By JENNIFER SINCO KELLEHER
HONOLULU (AP) — A jury on Thursday found two Native Hawaiian men guilty of a hate crime for the 2014 beating of a white man who was fixing up a house he purchased in their remote Maui neighborhood.
U.S. District Judge J. Michael Seabright ordered Kaulana Alo-Kaonohi and Levi Aki Jr. detained pending sentencing scheduled for March 2, and marshals moved to handcuff the two men after the verdict was announced in the afternoon.
Family members and supporters wept in the courtroom and called out to the men: “I love you,” and “Be good.” “God bless you daddy,” one toddler said.
In an unusual move, the U.S. Department of Justice sought to prosecute Alo-Kaonohi and Aki and secured a federal grand jury indictment in December 2020 charging each with a hate crime count punishable by up to 10 years in prison.
Prosecutors alleged during the trial in U.S. District Court in Honolulu that Alo-Kaonohi and Aki were motivated by Christopher Kunzelman’s race when they punched, kicked and used a shovel to beat him in Kahakuloa village. Kunzelman was left with injuries including a concussion, two broken ribs and head and abdominal trauma, prosecutors said.
Alo-Kaonohi previously pleaded no contest to felony assault in state court and was sentenced to probation, while Aki pleaded no contest to terroristic threatening and was sentenced to probation and nearly 200 days in jail. The federal trial was held separately, to determine if they were guilty of a hate crime. It’s unclear why it took so long for U.S. prosecutors to pursue hate crime charges.
Local attorneys say they’ve never heard of the federal government prosecuting Native Hawaiians for hate crimes before this case.
Lawyers for Alo-Kaonohi and Aki did not deny the assault but said it was not a hate crime. It was not race that sparked the attack, they said, but Kunzelman’s entitled and disrespectful attitude.
The men were upset that Kunzelman cut locks to village gates, their attorneys said. Kunzelman said he did so because residents were locking him in and out. He testified that he wanted to provide the village with better locks and distribute keys to residents.
Kunzelman testified that while Alo-Kaonohi and Aki beat him, they told him no white people would ever live in Kahakuloa village. However, he acknowledged that’s not heard in video recorded during the attack.
Kunzelman said he decided to take two pistols to Maui after hearing that a contractor he hired to do mold remediation had been assaulted when he showed up and after his realtor said the close-knit community of Native Hawaiians had a problem with white people.
He also installed cameras on his vehicle, which were on during the attack. The vehicle was parked under the house and recorded images of what was happening downstairs, including Aki pacing with a shovel on his shoulder. The video only captured audio from the assault, which took place upstairs.
Lawyers for Alo-Kaonohi an Aki told jurors the video shows that they didn’t use any racial slurs.
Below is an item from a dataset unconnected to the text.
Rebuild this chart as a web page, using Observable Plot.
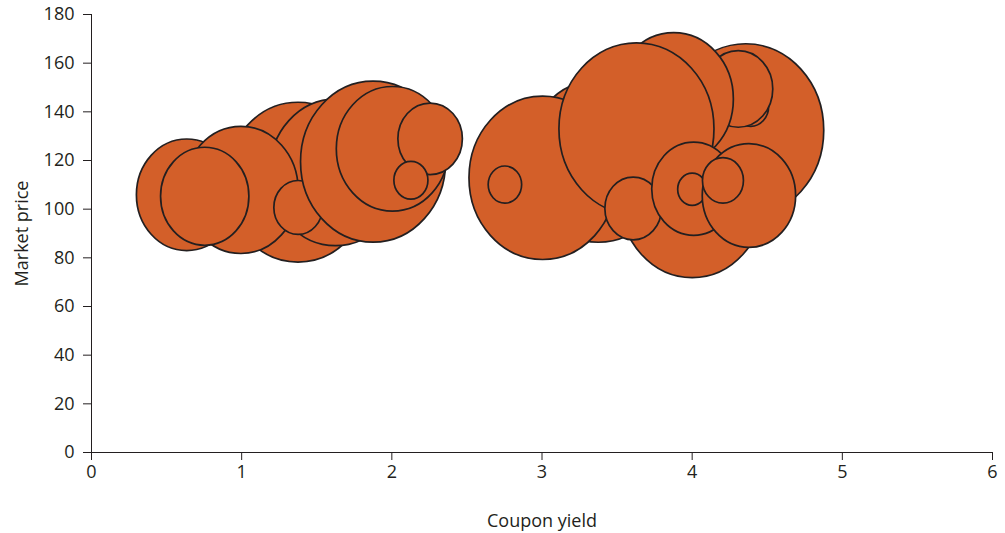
<!DOCTYPE html>
<html>
<head>
<meta charset="utf-8">
<script src="https://cdn.jsdelivr.net/npm/d3@7"></script>
<script src="https://cdn.jsdelivr.net/npm/@observablehq/plot@0.6"></script>
<style>
  html, body { margin: 0; padding: 0; background: #ffffff; }
  #chart { width: 1005px; height: 533px; }
</style>
</head>
<body>
<div id="chart"></div>
<script>
// Bonds, listed in drawing order (back to front)
const couponYield = [0.634, 1.375, 1.625, 0.995, 0.754, 1.376, 1.875, 2.004, 2.255, 2.127,
                     3.375, 3.004, 2.753, 4.0, 4.357, 4.39, 4.307, 3.877, 3.629, 3.607, 4.01, 4.0, 4.378, 4.205];
const marketPrice = [105.9, 111.1, 115.1, 107.9, 105.3, 100.7, 119.5, 124.8, 128.9, 111.9,
                     119.7, 112.9, 110.1, 104.7, 132.4, 142.2, 149.4, 145.3, 133.0, 100.3, 108.4, 108.2, 105.6, 111.8];
const amount      = [25.3, 51.8, 43.6, 32.8, 19.5, 5.9, 52.6, 31.5, 10.4, 2.9,
                     53.3, 54.2, 2.8, 51.8, 60.8, 3.2, 11.9, 35.6, 60.1, 8.0, 17.6, 2.1, 21.8, 4.2];
const xTicks = [0, 1, 2, 3, 4, 5, 6];
const yTicks = [0, 20, 40, 60, 80, 100, 120, 140, 160, 180];

const bonds = couponYield.map((c, i) => ({coupon: c, price: marketPrice[i], amount: amount[i]}));

const ink = "#231F20";
const orange = "#D35F29";
const aspect = 1.11; // vertical stretch of the bubbles

const K = 0.5522847498;
const ellipseSymbol = {
  draw(context, size) {
    const rx = Math.sqrt(size / Math.PI);
    const ry = rx * aspect;
    const ox = rx * K, oy = ry * K;
    context.moveTo(rx, 0);
    context.bezierCurveTo(rx, oy, ox, ry, 0, ry);
    context.bezierCurveTo(-ox, ry, -rx, oy, -rx, 0);
    context.bezierCurveTo(-rx, -oy, -ox, -ry, 0, -ry);
    context.bezierCurveTo(ox, -ry, rx, -oy, rx, 0);
    context.closePath();
  }
};

const chart = Plot.plot({
  width: 1005,
  height: 533,
  marginLeft: 91,
  marginRight: 13,
  marginTop: 14,
  marginBottom: 81,
  x: {domain: [0, 6]},
  y: {domain: [0, 180]},
  r: {type: "sqrt", domain: [0, 100], range: [0, 100]},
  style: {fontFamily: "'Open Sans', Lato, sans-serif", fontSize: "18px", color: ink, background: "#ffffff"},
  marks: [
    Plot.ruleX([0], {stroke: ink, strokeWidth: 1}),
    Plot.ruleY([0], {stroke: ink, strokeWidth: 1}),
    Plot.axisX({ticks: xTicks, tickSize: 8, tickPadding: 5, tickFormat: d => String(d), label: null, stroke: ink, fill: ink, fontSize: 18}),
    Plot.axisY({ticks: yTicks, tickSize: 8, tickPadding: 9, tickFormat: d => String(d), label: null, stroke: ink, fill: ink, fontSize: 18}),
    Plot.dot(bonds, {
      x: "coupon", y: "price", r: "amount",
      symbol: ellipseSymbol, sort: null,
      fill: orange, fillOpacity: 1, stroke: ink, strokeWidth: 1.7
    }),
    Plot.text(["Coupon yield"], {frameAnchor: "bottom", dy: 69, lineAnchor: "middle", textAnchor: "middle", text: d => d, fill: ink, fontSize: 18}),
    Plot.text(["Market price"], {frameAnchor: "left", dx: -69, rotate: -90, lineAnchor: "middle", textAnchor: "middle", text: d => d, fill: ink, fontSize: 18})
  ]
});
document.getElementById("chart").appendChild(chart);
</script>
</body>
</html>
“Haole,” a Hawaiian word with meanings that include foreign and white person, was central to the case, highlighting multicultural Hawaii’s nuanced and complicated relationship with race.
At one point Aki is heard saying, “You’s a haole, eh,” using a Hawaiian word that can mean white person. Defense attorneys said he didn’t use the word in a derogatory way.
“It’s not a hate crime to assault somebody and in the course of it use the word ‘haole,’” court-appointed attorney Lynn Panagakos said during her opening statement. She noted that Aki is part-Hawaiian and part-haole.
“’Haole’ has multiple meanings depending on the context,” she said. “It’s an accepted word.”
Megan Kau, a Native Hawaiian attorney not involved in the case, said it depends on the tone and manner in which the word is used.
“These Native Hawaiians who live in a secluded, very traditional community who use the term ‘haole’ to describe people that are not from Hawaii — that’s the term that they use,” she said. “We all very often use the term ‘haole.’ It’s not derogatory unless you use it in a derogatory sense.”
Kunzelman testified that he and his wife decided to move to Maui from Scottsdale, Arizona, after she was diagnosed with multiple sclerosis. He said his wife loved the island.
He said that a Hawaiian woman visited him in his dreams and told him to buy the dilapidated oceanfront house, which he and his wife purchased sight-unseen for $175,000 after coming across a listing for it online.